At Michigan, project sites can be created ad-hoc along side course sites
and were pretty heavily used. A few years ago it was almost a 50/50 split
between course and project site creation. Project sites are very different
from course sites. Most of them don't have assignments, grading or
assessments. I've read through most of the work by Steve Lonn, a researcher
with the CTools group who spent a lot of time (and wrote
a dissertation about project site usage), that confirms the active usage
and specific usage.

"In the most recent term (Winter 2009), faculty created 4,000 course sites.
There are over 19,000 users  of the system per day and as many as 9,300
users are logged in at one time.  While only 41 faculty can create course
sites, all faculty, students, and staff at the university can create a
 project site and subscribe an unlimited number of members to that site.
Over 3,500 project sites were created in the most recent term. " [1 p 40]
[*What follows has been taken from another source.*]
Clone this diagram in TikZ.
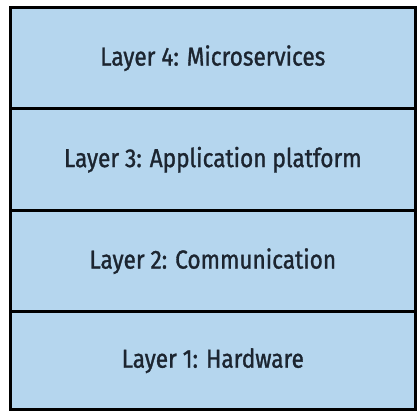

It feels like after around 2010, too many people got on the OAE bandwagon
and kept forcing it to try to be a replacement either through the hybrid
of admittedly outdated (but functional) tools or prioritizing additional
typical LMS functionality. I like how Michael Feldstein mentions that it
was developed for the Cambridge model originally (which seemed more like
project sites) then seemingly tried to be retrofitted to an American model.
[2] It seems like selling it on that 2 years ago as a CLE complement or
replacement for just project sites would have been the ideal.

[1] http://www-personal.umich.edu/~slonn/Steven_Lonn/Research.html
[2] http://mfeldstein.com/the-future-of-sakai-my-view/

On Mon, Sep 24, 2012 at 9:14 AM, Charles Severance <csev at umich.edu> wrote:
>
> I wil be quite honest, all of a sudden I have a lot of optimism about the
> OAE's efforts for the next few months precisely because they have decided
> to ignore all their "stakeholder input" and decided to just build something
> that will be pretty cool if they accomplish it.  What you might see is that
> the OAE team in the next six months will accomplish more with a tiny and
> shrinking budget than they accomplished in the past four years with a
> massive budget.  The reason that the OAE has a chance to be successful in
> the next six months is that they no longer have to listen to a cacophony of
> overlapping, contradictory, and impossible to accomplish stakeholder input.
>    Too much stakeholder input turned out to be the the reason that the OAE
> was unable to achieve its original project goals.